======== Data

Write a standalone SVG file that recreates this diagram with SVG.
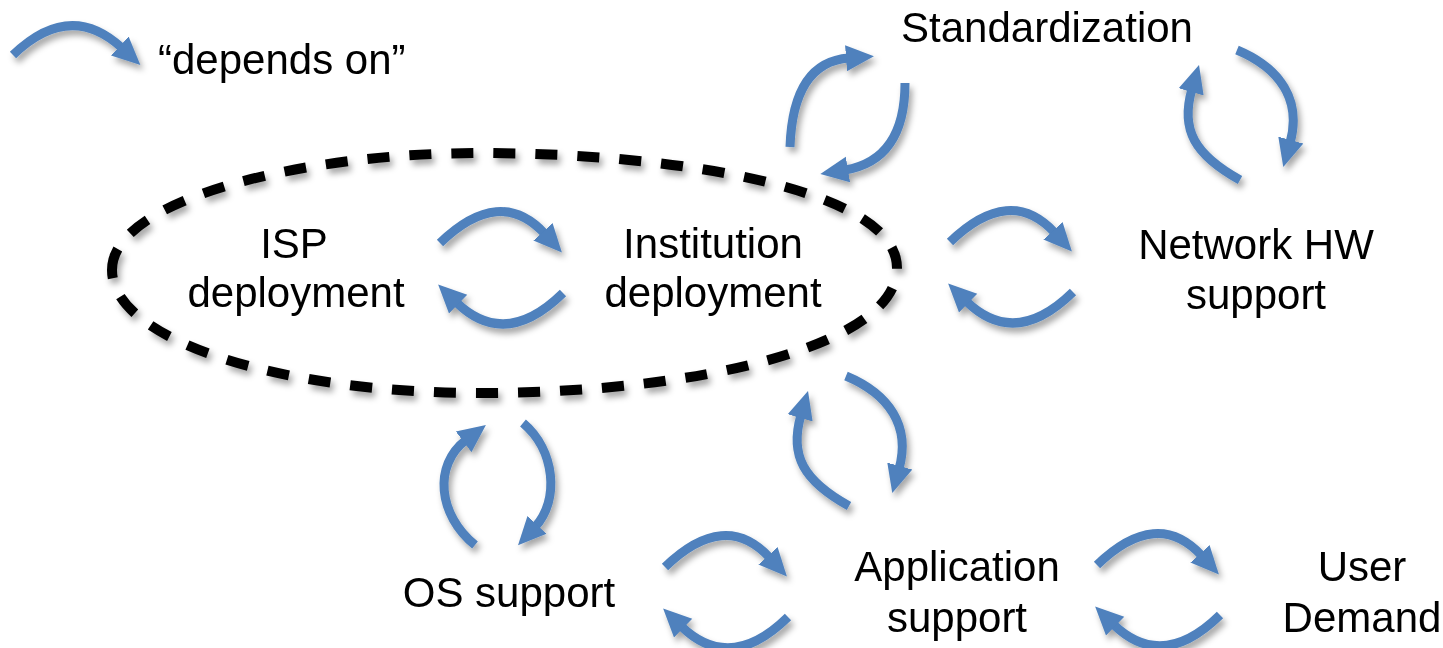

================
======== Data

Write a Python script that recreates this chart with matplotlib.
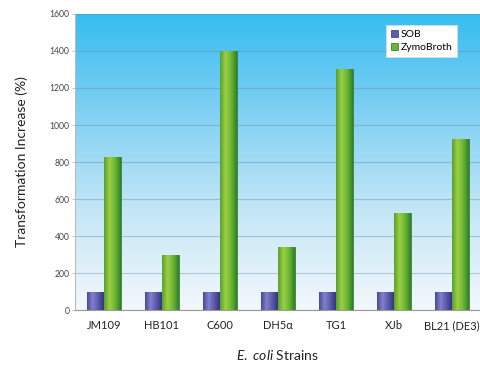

================
======== Data

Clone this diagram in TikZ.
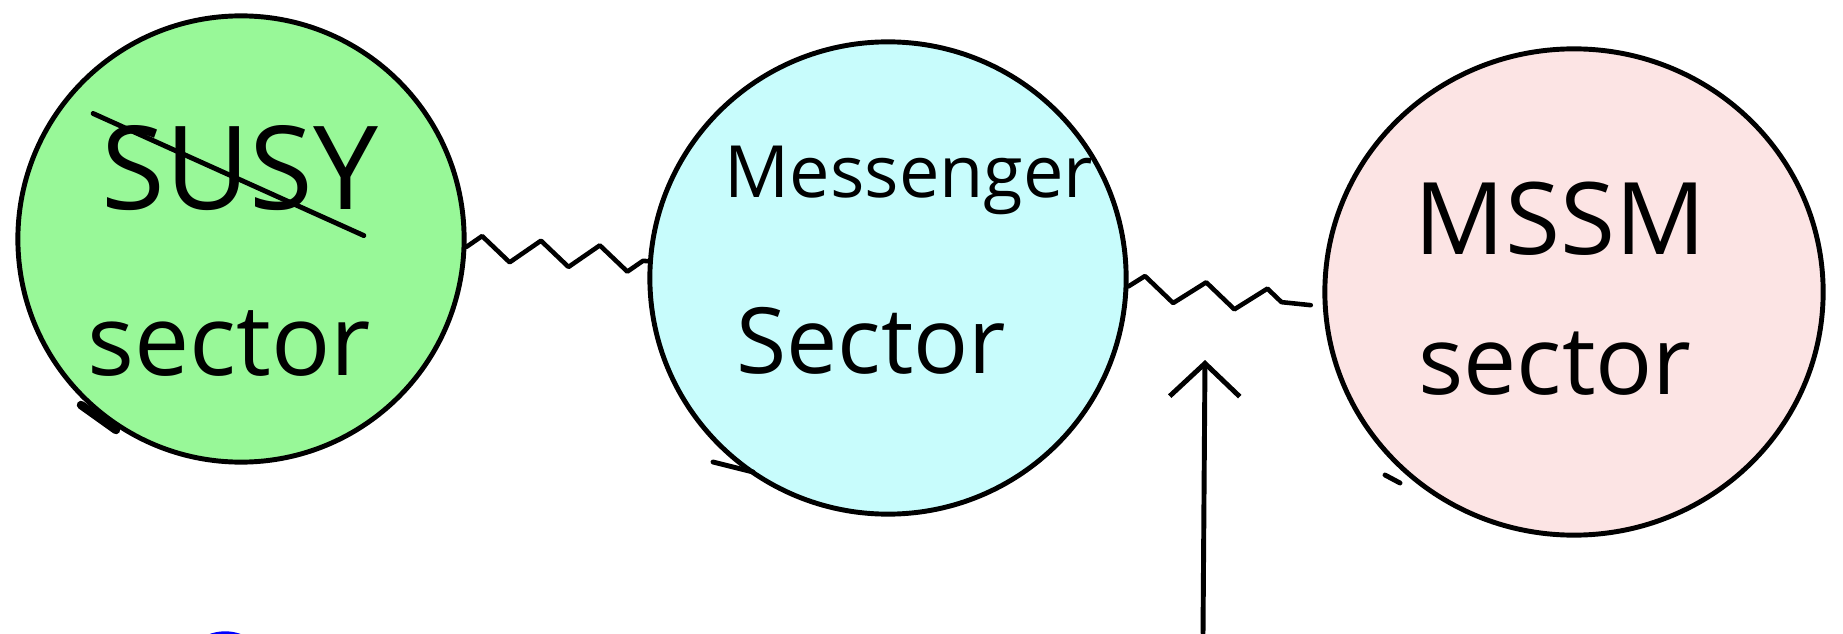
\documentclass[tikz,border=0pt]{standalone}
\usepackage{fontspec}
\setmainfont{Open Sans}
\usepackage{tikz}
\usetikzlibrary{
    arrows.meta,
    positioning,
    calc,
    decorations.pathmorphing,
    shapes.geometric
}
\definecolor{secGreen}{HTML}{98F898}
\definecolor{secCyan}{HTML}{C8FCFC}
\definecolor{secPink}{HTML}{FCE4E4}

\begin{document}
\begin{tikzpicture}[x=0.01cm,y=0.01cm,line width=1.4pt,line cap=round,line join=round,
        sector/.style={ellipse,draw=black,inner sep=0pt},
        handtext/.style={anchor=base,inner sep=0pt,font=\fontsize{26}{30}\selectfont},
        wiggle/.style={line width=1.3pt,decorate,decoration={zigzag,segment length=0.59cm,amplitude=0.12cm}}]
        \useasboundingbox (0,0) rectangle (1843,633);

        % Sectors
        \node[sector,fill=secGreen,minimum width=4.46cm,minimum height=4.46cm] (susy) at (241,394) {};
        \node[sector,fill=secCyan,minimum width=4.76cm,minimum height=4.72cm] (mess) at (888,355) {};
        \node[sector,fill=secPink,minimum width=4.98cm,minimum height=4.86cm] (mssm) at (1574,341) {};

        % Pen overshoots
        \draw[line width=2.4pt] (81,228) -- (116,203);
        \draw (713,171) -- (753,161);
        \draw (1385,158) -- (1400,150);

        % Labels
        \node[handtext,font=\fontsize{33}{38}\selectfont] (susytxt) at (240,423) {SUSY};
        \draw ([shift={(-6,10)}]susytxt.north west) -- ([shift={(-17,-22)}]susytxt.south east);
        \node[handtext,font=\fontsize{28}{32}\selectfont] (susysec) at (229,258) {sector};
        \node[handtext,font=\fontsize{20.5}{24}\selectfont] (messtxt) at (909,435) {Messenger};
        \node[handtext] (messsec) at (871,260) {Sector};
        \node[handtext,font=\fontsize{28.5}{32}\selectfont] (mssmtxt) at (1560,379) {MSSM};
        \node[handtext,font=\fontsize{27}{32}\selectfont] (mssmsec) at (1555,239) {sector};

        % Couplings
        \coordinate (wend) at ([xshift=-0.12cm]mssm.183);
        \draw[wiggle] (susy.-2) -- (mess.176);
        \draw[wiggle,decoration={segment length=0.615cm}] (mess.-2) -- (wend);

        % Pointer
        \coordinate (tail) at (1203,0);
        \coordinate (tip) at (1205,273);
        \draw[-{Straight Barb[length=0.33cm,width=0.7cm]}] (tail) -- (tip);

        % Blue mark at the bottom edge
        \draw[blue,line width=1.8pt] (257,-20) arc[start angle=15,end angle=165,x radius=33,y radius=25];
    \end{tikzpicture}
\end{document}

================

## What you have to do
Your task is to retype exactly the lines from the one containing "Clone this diagram in TikZ." through the one containing "(0,0) rectangle (1843,633);", leaving every picture out.

## Full answer
Clone this diagram in TikZ.
\documentclass[tikz,border=0pt]{standalone}
\usepackage{fontspec}
\setmainfont{Open Sans}
\usepackage{tikz}
\usetikzlibrary{
    arrows.meta,
    positioning,
    calc,
    decorations.pathmorphing,
    shapes.geometric
}
\definecolor{secGreen}{HTML}{98F898}
\definecolor{secCyan}{HTML}{C8FCFC}
\definecolor{secPink}{HTML}{FCE4E4}

\begin{document}
\begin{tikzpicture}[x=0.01cm,y=0.01cm,line width=1.4pt,line cap=round,line join=round,
        sector/.style={ellipse,draw=black,inner sep=0pt},
        handtext/.style={anchor=base,inner sep=0pt,font=\fontsize{26}{30}\selectfont},
        wiggle/.style={line width=1.3pt,decorate,decoration={zigzag,segment length=0.59cm,amplitude=0.12cm}}]
        \useasboundingbox (0,0) rectangle (1843,633);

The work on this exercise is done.